Frustratingly, it’s what “Love Life” lacks when stacked against its predecessor that most defines it: Carrie Bradshaw is a person, and Darby Carter is a premise. This anthology series, executive produced by Paul Feig and Kendrick with co-showrunners Boyd and Bridget Bedard (“Transparent”), has an engaging enough conceit: It’s meant to follow one person per season from their first love to their last. For Darby (Kendrick), who moved to New York to “find herself” and then found herself an impossibly cool career and an apartment that’s just impossible, that journey begins with Augie (Jin Ha of “Devs”) and moves on through a predictable stable of guys (and only guys)—there’s the handsome older man, the charismatic user, the hot dum-dum who isn’t boyfriend material, the high school crush with whom she unexpectedly reconnects, the list goes on. Then there are the loves of her life beyond romance: her parents (James LeGros and a predictably excellent Hope Davis), and her friends and roommates Sara (series standout Zoë Chao), Mallory (Sasha Compère, appallingly underutilized), and Sara’s boyfriend Jim (Peter Vack). And that’s about it. She has a brother, and the occasional co-worker, and for one far too brief stretch a therapist, but Darby’s life is unavoidably defined by her romances in the eyes of both the character and the writers. In both cases, it’s a mistake that’s deeply damaging.

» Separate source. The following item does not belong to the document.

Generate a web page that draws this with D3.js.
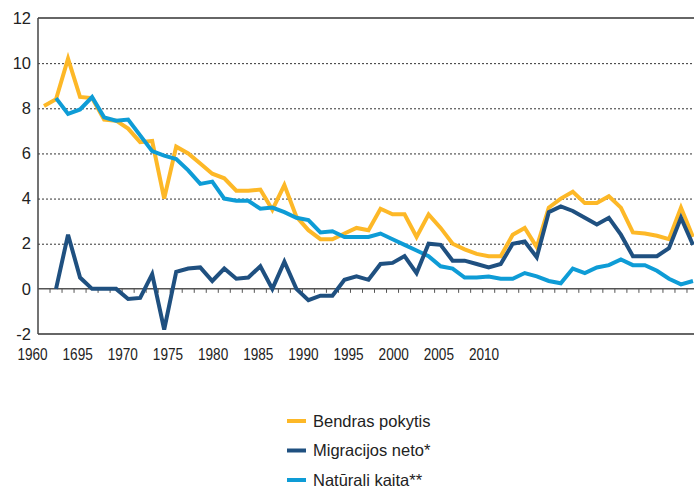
<!DOCTYPE html>
<html>
<head>
<meta charset="utf-8">
<script src="https://cdn.jsdelivr.net/npm/d3@7"></script>
<style>
  body { margin: 0; background: #fff; }
  svg { display: block; font-family: "Liberation Sans", Arial, sans-serif; }
</style>
</head>
<body>
<div id="chart"></div>
<script>
// Years 1960 - 2014
const years = d3.range(1960, 2015);

// Bendras pokytis (1960-2014)
const bendras = [
  8.1, 8.4, 10.2, 8.5, 8.45, 7.5, 7.45, 7.1, 6.5, 6.55,
  4.0, 6.3, 6.0, 5.55, 5.1, 4.9, 4.35, 4.35, 4.4, 3.5,
  4.6, 3.2, 2.6, 2.2, 2.2, 2.45, 2.7, 2.6, 3.55, 3.3,
  3.3, 2.3, 3.3, 2.7, 2.0, 1.75, 1.55, 1.45, 1.45, 2.4,
  2.7, 1.85, 3.6, 4.0, 4.3, 3.8, 3.8, 4.1, 3.6, 2.5,
  2.45, 2.35, 2.2, 3.6, 2.3
];

// Migracijos neto* (1961-2014)
const migracija = [
  null, 0.0, 2.4, 0.5, 0.0, 0.0, 0.0, -0.45, -0.4, 0.65,
  -1.8, 0.75, 0.9, 0.95, 0.35, 0.9, 0.45, 0.5, 1.0, 0.0,
  1.2, 0.0, -0.5, -0.3, -0.3, 0.4, 0.55, 0.4, 1.1, 1.15,
  1.45, 0.7, 2.0, 1.95, 1.25, 1.25, 1.1, 0.95, 1.1, 2.0,
  2.1, 1.4, 3.4, 3.65, 3.45, 3.15, 2.85, 3.15, 2.4, 1.45,
  1.45, 1.45, 1.8, 3.15, 1.95
];

// Natūrali kaita** (1961-2014)
const naturali = [
  null, 8.45, 7.75, 7.95, 8.5, 7.6, 7.45, 7.5, 6.8, 6.1,
  5.9, 5.75, 5.25, 4.65, 4.75, 4.0, 3.9, 3.9, 3.55, 3.6,
  3.4, 3.15, 3.05, 2.5, 2.55, 2.3, 2.3, 2.3, 2.45, 2.2,
  1.95, 1.7, 1.45, 1.0, 0.9, 0.5, 0.5, 0.55, 0.45, 0.45,
  0.7, 0.55, 0.35, 0.25, 0.9, 0.7, 0.95, 1.05, 1.3, 1.05,
  1.05, 0.8, 0.45, 0.2, 0.35
];

// Axis text
const xLabels = ['1960', '1695', '1970', '1975', '1980', '1985', '1990', '1995', '2000', '2005', '2010'];
const yTicks = [-2, 0, 2, 4, 6, 8, 10, 12];
const gridTicks = [2, 4, 6, 8, 10];

const seriesNames = ['Bendras pokytis', 'Migracijos neto*', 'Natūrali kaita**'];
const seriesColors = ['#FDB827', '#1F5080', '#0E9CD6'];
const seriesValues = [bendras, migracija, naturali];

const width = 694, height = 488;
const plot = { left: 38, right: 699, top: 18, bottom: 334 };

const svg = d3.select('#chart').append('svg')
    .attr('width', width)
    .attr('height', height);

const x = d3.scaleBand()
    .domain(years)
    .range([plot.left, plot.right]);

const y = d3.scaleLinear()
    .domain([-2, 12])
    .range([plot.bottom, plot.top]);

// Label positions (evenly spaced, as in the source)
const xl = d3.scalePoint()
    .domain(xLabels)
    .range([32.5, 484]);

// Dashed gridlines
svg.append('g')
    .selectAll('line')
    .data(gridTicks)
    .enter()
    .append('line')
    .attr('x1', plot.left)
    .attr('x2', width)
    .attr('y1', d => y(d) + 0.5)
    .attr('y2', d => y(d) + 0.5)
    .style('stroke', '#333')
    .style('stroke-width', 1)
    .style('stroke-dasharray', '2,2');

// Top and bottom frame lines
svg.append('g')
    .selectAll('line')
    .data([12, -2])
    .enter()
    .append('line')
    .attr('x1', plot.left)
    .attr('x2', width)
    .attr('y1', d => y(d))
    .attr('y2', d => y(d))
    .style('stroke', '#333')
    .style('stroke-width', 1.5);

// Left axis line
svg.append('line')
    .attr('x1', plot.left)
    .attr('x2', plot.left)
    .attr('y1', plot.top)
    .attr('y2', plot.bottom)
    .style('stroke', '#444')
    .style('stroke-width', 1.5);

// Zero line with category ticks
svg.append('line')
    .attr('x1', plot.left)
    .attr('x2', width)
    .attr('y1', y(0))
    .attr('y2', y(0))
    .style('stroke', '#555')
    .style('stroke-width', 1.5);

svg.append('g')
    .selectAll('line')
    .data(years.slice(1))
    .enter()
    .append('line')
    .attr('x1', d => x(d))
    .attr('x2', d => x(d))
    .attr('y1', y(0))
    .attr('y2', y(0) + 4)
    .style('stroke', '#555')
    .style('stroke-width', 1);

// Y tick labels
svg.append('g')
    .selectAll('text')
    .data(yTicks)
    .enter()
    .append('text')
    .attr('x', 31)
    .attr('y', d => y(d))
    .attr('dy', '0.35em')
    .attr('text-anchor', 'end')
    .attr('font-size', '16.5px')
    .style('fill', '#222')
    .text(d => d);

// X tick labels
svg.append('g')
    .selectAll('text')
    .data(xLabels)
    .enter()
    .append('text')
    .attr('transform', d => `translate(${xl(d)},360) scale(0.85,1)`)
    .attr('text-anchor', 'middle')
    .attr('font-size', '16px')
    .style('fill', '#222')
    .text(d => d);

// Lines
const line = d3.line()
    .defined(d => d.v !== null)
    .x(d => x(d.year) + x.bandwidth() / 2)
    .y(d => y(d.v));

svg.append('g')
    .selectAll('path')
    .data([0, 2, 1])
    .enter()
    .append('path')
    .attr('d', i => line(years.map((yr, k) => ({ year: yr, v: seriesValues[i][k] }))))
    .style('fill', 'none')
    .style('stroke', i => seriesColors[i])
    .style('stroke-width', 4)
    .style('stroke-linejoin', 'miter');

// Legend
const legend = svg.append('g')
    .selectAll('g')
    .data(seriesNames)
    .enter()
    .append('g')
    .attr('transform', (d, i) => `translate(287,${421 + i * 29.5})`);

legend.append('line')
    .attr('x1', 0)
    .attr('x2', 19)
    .style('stroke', (d, i) => seriesColors[i])
    .style('stroke-width', 4);

legend.append('text')
    .attr('x', 26)
    .attr('dy', '0.35em')
    .attr('font-size', '16.5px')
    .style('fill', '#222')
    .text(d => d);
</script>
</body>
</html>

“Love Life” is far from the first story to follow a person who has centered her own life on the pursuit of romantic love, nor is it the first to acknowledge that she’s doing so, to her detriment. (For a much, much better example, see The CW’s “Crazy Ex-Girlfriend,” which is also considerably filthier—quite a feat, considering the network in question.) “Love Life” makes the mistake of doing the same, and that’s apparent from the first hour. That it recovers at all is due mainly to Kendrick, an immensely engaging performer who not only convincingly ages Darby year by year but who also manages to make up for the show’s total disinterest in her life outside her romantic pairings—I promise you, Kendrick is far more intrigued by Darby’s career in art and antiquities than Boyd and Bedard ever were. It’s also helpful that she could evidently conjure chemistry with a paper bag, as her scenes with all the men in her life attest, particularly those with John Gallagher, Jr. (though Ha and Scoot McNairy also stand out).
But even Kendrick’s considerable talent and skill can’t make up for the show’s overall flimsiness. It’s a real problem that “Love Life” has more in common with Amazon’s anthology “Modern Love” than it does with shows like “Girls,” Hulu’s “High Fidelity, “Crazy Ex-Girlfriend,” or “Jane the Virgin.” There’s precious little that connects these romances to each other, save Darby and New York City. If that sounds backward, if it seems like there should be no need to link them because they’re all part of Darby’s story, then congratulations, you have arrived at precisely the problem with “Love Life.” Despite Kendrick’s best efforts, it’s hard to shake the feeling that this is simply a collection of short stories in which the same person happens to figure, without any connective tissue. With one exception, it’s difficult to see how she learns, grows, and is scarred by these pairings, but nor is this a story of how she’s doomed to repeat old patterns over and over again. She’s just there, and the show happens to her.